Here are two thought experiments to help you distinguish between the two definitions of weight—and to decide for yourself which camp you'd like to be in. (But remember, as Sheldon Cooper would say, there's only one right answer.)
Imagine some phenomenon occurred that made Earth spin gradually faster and faster. Eventually it would be spinning so fast that the Equator and everyone on it would be moving at the speed of an object in circular orbit near Earth's surface, about 8 km/s. If you were positioned at the Equator, the gravity force on you would exactly provide the centripetal force that keeps you moving in a circle in the Solar System frame, so the ground would not push up on you. You would be floating! Now move away from the Equator (you'll have to push on something, or fire a little rocket to get moving) where the ground is moving at slightly less than 8 km/s, and you will gracefully lose your ability to float, little by little. Close to the Equator you would find yourself just settled on the ground, only marginally registering a non-zero reading on a set of weighing scales. The farther you moved from the Equator, the more you'd find yourself pinned to the ground. No one would deny that at the Equator you felt a complete lack of bodily sag, along with an amazing ability to float about. So would you describe your perception of (a lack of) weight at the Equator as real (the Contact Camp) or apparent (the mg Camp)? What is so "apparently weightless" about floating like a levitating saint? And what is so "apparently increasing in weight" about finding yourself sag more and more the farther from the Equator that you move?

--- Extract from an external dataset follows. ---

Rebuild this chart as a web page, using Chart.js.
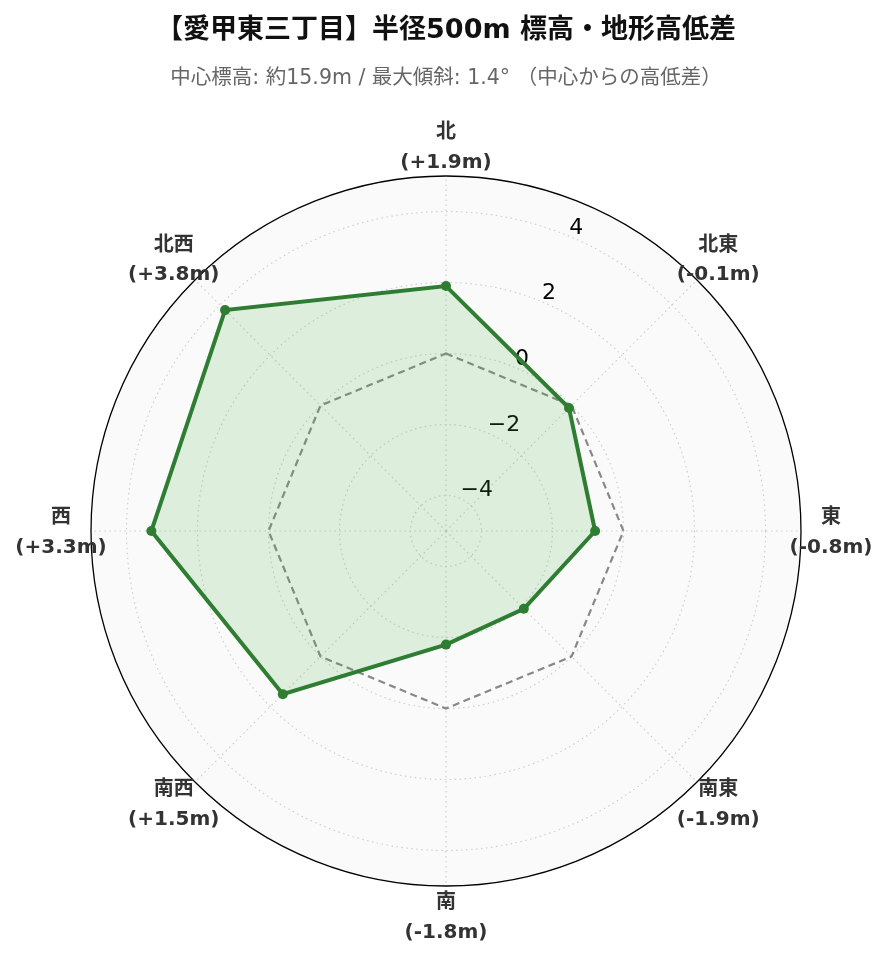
<!DOCTYPE html>
<html>
<head>
<meta charset="utf-8">
<script src="https://cdn.jsdelivr.net/npm/chart.js@4.4.1/dist/chart.umd.min.js"></script>
<style>
html,body{margin:0;padding:0;background:#fff;}
#wrap{width:889px;height:962px;}
</style>
</head>
<body>
<div id="wrap"><canvas id="c" width="889" height="962"></canvas></div>
<script>
const directions = ['北', '北東', '東', '南東', '南', '南西', '西', '北西'];
const elevationDiff = [1.9, -0.1, -0.8, -1.9, -1.8, 1.5, 3.3, 3.8];
const diffLabels = ['(+1.9m)', '(-0.1m)', '(-0.8m)', '(-1.9m)', '(-1.8m)', '(+1.5m)', '(+3.3m)', '(+3.8m)'];
const zeroLine = [0, 0, 0, 0, 0, 0, 0, 0];
const tickValues = [-4, -2, 0, 2, 4];
const tickLabels = ['−4', '−2', '0', '2', '4'];
const axisMin = -5;
const axisMax = 5;
const titleText = '【愛甲東三丁目】半径500m 標高・地形高低差';
const subtitleText = '中心標高: 約15.9m / 最大傾斜: 1.4° （中心からの高低差）';

const FONT = "'DejaVu Sans', 'Noto Sans CJK JP', sans-serif";

const polarDecor = {
  id: 'polarDecor',
  beforeDraw(chart) {
    const s = chart.scales.r;
    const ctx = chart.ctx;
    ctx.save();
    ctx.beginPath();
    ctx.arc(s.xCenter, s.yCenter, s.getDistanceFromCenterForValue(axisMax), 0, Math.PI * 2);
    ctx.fillStyle = '#fafafa';
    ctx.fill();
    ctx.restore();
  },
  beforeDatasetsDraw(chart) {
    const s = chart.scales.r;
    const ctx = chart.ctx;
    ctx.save();
    ctx.font = '22px ' + FONT;
    ctx.fillStyle = '#000';
    ctx.textAlign = 'left';
    ctx.textBaseline = 'alphabetic';
    tickValues.forEach((v, i) => {
      const p = s.getPointPosition(0, s.getDistanceFromCenterForValue(v), Math.PI / 8);
      ctx.fillText(tickLabels[i], p.x + 1, p.y - 2);
    });
    ctx.restore();
  },
  afterDraw(chart) {
    const s = chart.scales.r;
    const ctx = chart.ctx;
    ctx.save();
    ctx.beginPath();
    ctx.arc(s.xCenter, s.yCenter, s.getDistanceFromCenterForValue(axisMax), 0, Math.PI * 2);
    ctx.strokeStyle = '#000';
    ctx.lineWidth = 1.3;
    ctx.stroke();
    ctx.font = 'bold 20px ' + FONT;
    ctx.fillStyle = '#333';
    ctx.textAlign = 'center';
    ctx.textBaseline = 'middle';
    const dist = s.getDistanceFromCenterForValue(axisMax) + 30;
    directions.forEach((d, i) => {
      const p = s.getPointPosition(i, dist);
      ctx.fillText(d, p.x, p.y - 13);
      ctx.fillText(diffLabels[i], p.x, p.y + 16.5);
    });
    ctx.restore();
  }
};

new Chart(document.getElementById('c'), {
  type: 'radar',
  data: {
    labels: directions,
    datasets: [
      {
        label: '基準 (0m)',
        data: zeroLine,
        borderColor: '#888888',
        borderWidth: 2.2,
        borderDash: [7, 4.5],
        pointRadius: 0,
        pointHoverRadius: 0,
        fill: false,
        order: 2
      },
      {
        label: '高低差',
        data: elevationDiff,
        borderColor: '#2e7d32',
        backgroundColor: 'rgba(76,175,80,0.17)',
        borderWidth: 4,
        pointRadius: 5,
        pointBackgroundColor: '#2e7d32',
        pointBorderColor: '#2e7d32',
        pointBorderWidth: 0,
        fill: 'start',
        order: 1
      }
    ]
  },
  options: {
    responsive: false,
    animation: false,
    devicePixelRatio: 1,
    layout: { padding: { left: 91, right: 88, top: 0, bottom: 76 } },
    plugins: {
      legend: { display: false },
      tooltip: { enabled: false },
      title: {
        display: true,
        text: titleText,
        color: '#111',
        font: { family: FONT, size: 27, weight: 'bold', lineHeight: 1.2 },
        padding: { top: 15, bottom: 0 }
      },
      subtitle: {
        display: true,
        text: subtitleText,
        color: '#666',
        font: { family: FONT, size: 20.5, weight: 'normal', lineHeight: 1.2 },
        padding: { top: 19, bottom: 85 }
      }
    },
    scales: {
      r: {
        min: axisMin,
        max: axisMax,
        afterBuildTicks(scale) {
          scale.ticks = tickValues.map(v => ({ value: v }));
        },
        ticks: { display: false },
        pointLabels: { display: false },
        grid: {
          circular: true,
          color: '#cfcfcf',
          lineWidth: 1.2
        },
        border: { dash: [1.5, 3.5] },
        angleLines: {
          display: true,
          color: '#cfcfcf',
          lineWidth: 1.2,
          borderDash: [1.5, 3.5]
        }
      }
    }
  },
  plugins: [polarDecor]
});
</script>
</body>
</html>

For the second thought experiment, put yourself in the seat of a Saturn V rocket ready to lift off for the Moon. Or rather, you had better lay yourself in that reclining seat, because when those five huge nozzles at the base light up and each pumps out an astounding 40 million horse power for the next two minutes, you'll be pushed back into that seat so hard that I'm sure you'll be thinking there's nothing apparent about your sudden increase in weight!